▸ Goal of the exercise: Copy the data that follows, character for character, minus the pictures.

▸ Provided data:

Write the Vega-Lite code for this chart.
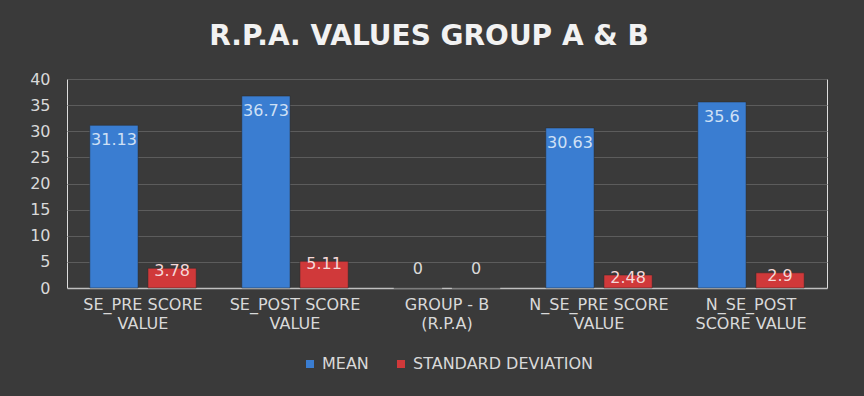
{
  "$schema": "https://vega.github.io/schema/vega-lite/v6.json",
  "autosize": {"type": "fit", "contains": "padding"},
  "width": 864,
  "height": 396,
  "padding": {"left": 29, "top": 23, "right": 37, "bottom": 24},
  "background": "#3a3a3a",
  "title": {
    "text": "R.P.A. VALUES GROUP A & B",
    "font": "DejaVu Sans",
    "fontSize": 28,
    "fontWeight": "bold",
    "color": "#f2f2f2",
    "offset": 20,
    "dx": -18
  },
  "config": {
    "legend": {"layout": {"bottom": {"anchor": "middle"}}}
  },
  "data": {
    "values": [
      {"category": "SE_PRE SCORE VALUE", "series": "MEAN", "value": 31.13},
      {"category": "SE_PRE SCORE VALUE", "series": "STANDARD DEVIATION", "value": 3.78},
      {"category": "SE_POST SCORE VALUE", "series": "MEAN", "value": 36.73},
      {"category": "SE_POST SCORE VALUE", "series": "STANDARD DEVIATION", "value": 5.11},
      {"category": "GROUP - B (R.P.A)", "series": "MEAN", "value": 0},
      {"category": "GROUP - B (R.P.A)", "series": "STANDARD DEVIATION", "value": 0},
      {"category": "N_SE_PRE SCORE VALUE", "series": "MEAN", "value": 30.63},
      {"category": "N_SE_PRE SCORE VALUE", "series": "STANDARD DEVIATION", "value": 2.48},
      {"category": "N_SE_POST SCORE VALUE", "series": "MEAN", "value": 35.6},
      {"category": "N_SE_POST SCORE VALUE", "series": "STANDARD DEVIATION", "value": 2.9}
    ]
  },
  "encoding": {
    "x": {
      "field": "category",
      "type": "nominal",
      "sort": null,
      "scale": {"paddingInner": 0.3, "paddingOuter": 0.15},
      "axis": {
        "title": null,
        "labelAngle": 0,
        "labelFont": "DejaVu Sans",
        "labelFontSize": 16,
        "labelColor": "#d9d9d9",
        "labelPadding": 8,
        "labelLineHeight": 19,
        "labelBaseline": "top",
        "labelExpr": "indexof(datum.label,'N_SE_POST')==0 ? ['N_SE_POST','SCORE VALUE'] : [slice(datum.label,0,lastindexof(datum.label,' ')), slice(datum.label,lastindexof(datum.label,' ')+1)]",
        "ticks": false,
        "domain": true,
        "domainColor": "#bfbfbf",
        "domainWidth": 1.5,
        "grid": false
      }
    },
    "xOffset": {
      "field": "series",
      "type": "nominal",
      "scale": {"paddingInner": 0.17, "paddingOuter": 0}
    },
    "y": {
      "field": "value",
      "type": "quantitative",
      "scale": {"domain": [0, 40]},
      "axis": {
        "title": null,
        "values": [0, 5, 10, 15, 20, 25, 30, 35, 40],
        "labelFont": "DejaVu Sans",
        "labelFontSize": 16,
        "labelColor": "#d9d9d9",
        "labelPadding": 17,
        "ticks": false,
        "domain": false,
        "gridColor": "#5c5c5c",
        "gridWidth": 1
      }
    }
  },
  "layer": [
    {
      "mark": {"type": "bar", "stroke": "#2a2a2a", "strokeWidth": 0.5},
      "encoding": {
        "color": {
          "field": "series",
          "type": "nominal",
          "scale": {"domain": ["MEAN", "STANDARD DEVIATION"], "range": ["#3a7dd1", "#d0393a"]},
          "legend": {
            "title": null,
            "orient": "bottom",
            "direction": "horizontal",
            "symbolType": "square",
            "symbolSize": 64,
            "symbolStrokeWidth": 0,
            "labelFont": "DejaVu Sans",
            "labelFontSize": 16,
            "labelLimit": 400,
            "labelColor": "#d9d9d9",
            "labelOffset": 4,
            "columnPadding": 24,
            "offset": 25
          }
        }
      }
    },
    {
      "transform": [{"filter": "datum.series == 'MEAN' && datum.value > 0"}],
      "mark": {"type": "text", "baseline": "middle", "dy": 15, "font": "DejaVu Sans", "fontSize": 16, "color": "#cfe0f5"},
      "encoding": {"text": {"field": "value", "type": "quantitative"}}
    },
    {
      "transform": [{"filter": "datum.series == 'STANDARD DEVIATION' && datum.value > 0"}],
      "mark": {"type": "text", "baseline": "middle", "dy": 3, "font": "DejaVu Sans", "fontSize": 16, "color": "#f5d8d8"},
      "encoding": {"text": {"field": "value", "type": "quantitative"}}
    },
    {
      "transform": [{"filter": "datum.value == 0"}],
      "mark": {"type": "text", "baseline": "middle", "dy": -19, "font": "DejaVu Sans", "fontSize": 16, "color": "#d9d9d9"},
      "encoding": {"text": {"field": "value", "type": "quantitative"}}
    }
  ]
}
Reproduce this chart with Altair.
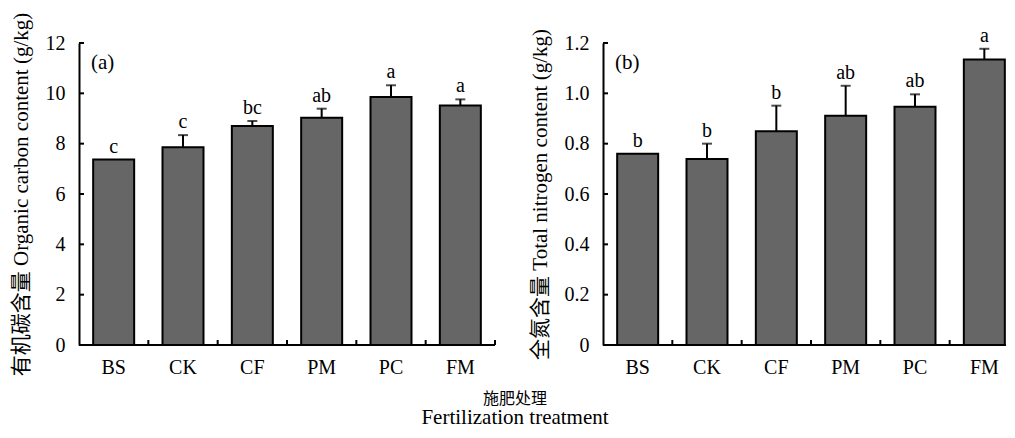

▸ Task response:
Write the Vega-Lite code for this chart.
{
  "$schema": "https://vega.github.io/schema/vega-lite/v6.json",
  "autosize": {"type": "fit", "contains": "padding"},
  "width": 864,
  "height": 396,
  "padding": {"left": 29, "top": 23, "right": 37, "bottom": 24},
  "background": "#3a3a3a",
  "title": {
    "text": "R.P.A. VALUES GROUP A & B",
    "font": "DejaVu Sans",
    "fontSize": 28,
    "fontWeight": "bold",
    "color": "#f2f2f2",
    "offset": 20,
    "dx": -18
  },
  "config": {
    "legend": {"layout": {"bottom": {"anchor": "middle"}}}
  },
  "data": {
    "values": [
      {"category": "SE_PRE SCORE VALUE", "series": "MEAN", "value": 31.13},
      {"category": "SE_PRE SCORE VALUE", "series": "STANDARD DEVIATION", "value": 3.78},
      {"category": "SE_POST SCORE VALUE", "series": "MEAN", "value": 36.73},
      {"category": "SE_POST SCORE VALUE", "series": "STANDARD DEVIATION", "value": 5.11},
      {"category": "GROUP - B (R.P.A)", "series": "MEAN", "value": 0},
      {"category": "GROUP - B (R.P.A)", "series": "STANDARD DEVIATION", "value": 0},
      {"category": "N_SE_PRE SCORE VALUE", "series": "MEAN", "value": 30.63},
      {"category": "N_SE_PRE SCORE VALUE", "series": "STANDARD DEVIATION", "value": 2.48},
      {"category": "N_SE_POST SCORE VALUE", "series": "MEAN", "value": 35.6},
      {"category": "N_SE_POST SCORE VALUE", "series": "STANDARD DEVIATION", "value": 2.9}
    ]
  },
  "encoding": {
    "x": {
      "field": "category",
      "type": "nominal",
      "sort": null,
      "scale": {"paddingInner": 0.3, "paddingOuter": 0.15},
      "axis": {
        "title": null,
        "labelAngle": 0,
        "labelFont": "DejaVu Sans",
        "labelFontSize": 16,
        "labelColor": "#d9d9d9",
        "labelPadding": 8,
        "labelLineHeight": 19,
        "labelBaseline": "top",
        "labelExpr": "indexof(datum.label,'N_SE_POST')==0 ? ['N_SE_POST','SCORE VALUE'] : [slice(datum.label,0,lastindexof(datum.label,' ')), slice(datum.label,lastindexof(datum.label,' ')+1)]",
        "ticks": false,
        "domain": true,
        "domainColor": "#bfbfbf",
        "domainWidth": 1.5,
        "grid": false
      }
    },
    "xOffset": {
      "field": "series",
      "type": "nominal",
      "scale": {"paddingInner": 0.17, "paddingOuter": 0}
    },
    "y": {
      "field": "value",
      "type": "quantitative",
      "scale": {"domain": [0, 40]},
      "axis": {
        "title": null,
        "values": [0, 5, 10, 15, 20, 25, 30, 35, 40],
        "labelFont": "DejaVu Sans",
        "labelFontSize": 16,
        "labelColor": "#d9d9d9",
        "labelPadding": 17,
        "ticks": false,
        "domain": false,
        "gridColor": "#5c5c5c",
        "gridWidth": 1
      }
    }
  },
  "layer": [
    {
      "mark": {"type": "bar", "stroke": "#2a2a2a", "strokeWidth": 0.5},
      "encoding": {
        "color": {
          "field": "series",
          "type": "nominal",
          "scale": {"domain": ["MEAN", "STANDARD DEVIATION"], "range": ["#3a7dd1", "#d0393a"]},
          "legend": {
            "title": null,
            "orient": "bottom",
            "direction": "horizontal",
            "symbolType": "square",
            "symbolSize": 64,
            "symbolStrokeWidth": 0,
            "labelFont": "DejaVu Sans",
            "labelFontSize": 16,
            "labelLimit": 400,
            "labelColor": "#d9d9d9",
            "labelOffset": 4,
            "columnPadding": 24,
            "offset": 25
          }
        }
      }
    },
    {
      "transform": [{"filter": "datum.series == 'MEAN' && datum.value > 0"}],
      "mark": {"type": "text", "baseline": "middle", "dy": 15, "font": "DejaVu Sans", "fontSize": 16, "color": "#cfe0f5"},
      "encoding": {"text": {"field": "value", "type": "quantitative"}}
    },
    {
      "transform": [{"filter": "datum.series == 'STANDARD DEVIATION' && datum.value > 0"}],
      "mark": {"type": "text", "baseline": "middle", "dy": 3, "font": "DejaVu Sans", "fontSize": 16, "color": "#f5d8d8"},
      "encoding": {"text": {"field": "value", "type": "quantitative"}}
    },
    {
      "transform": [{"filter": "datum.value == 0"}],
      "mark": {"type": "text", "baseline": "middle", "dy": -19, "font": "DejaVu Sans", "fontSize": 16, "color": "#d9d9d9"},
      "encoding": {"text": {"field": "value", "type": "quantitative"}}
    }
  ]
}
Reproduce this chart with Altair.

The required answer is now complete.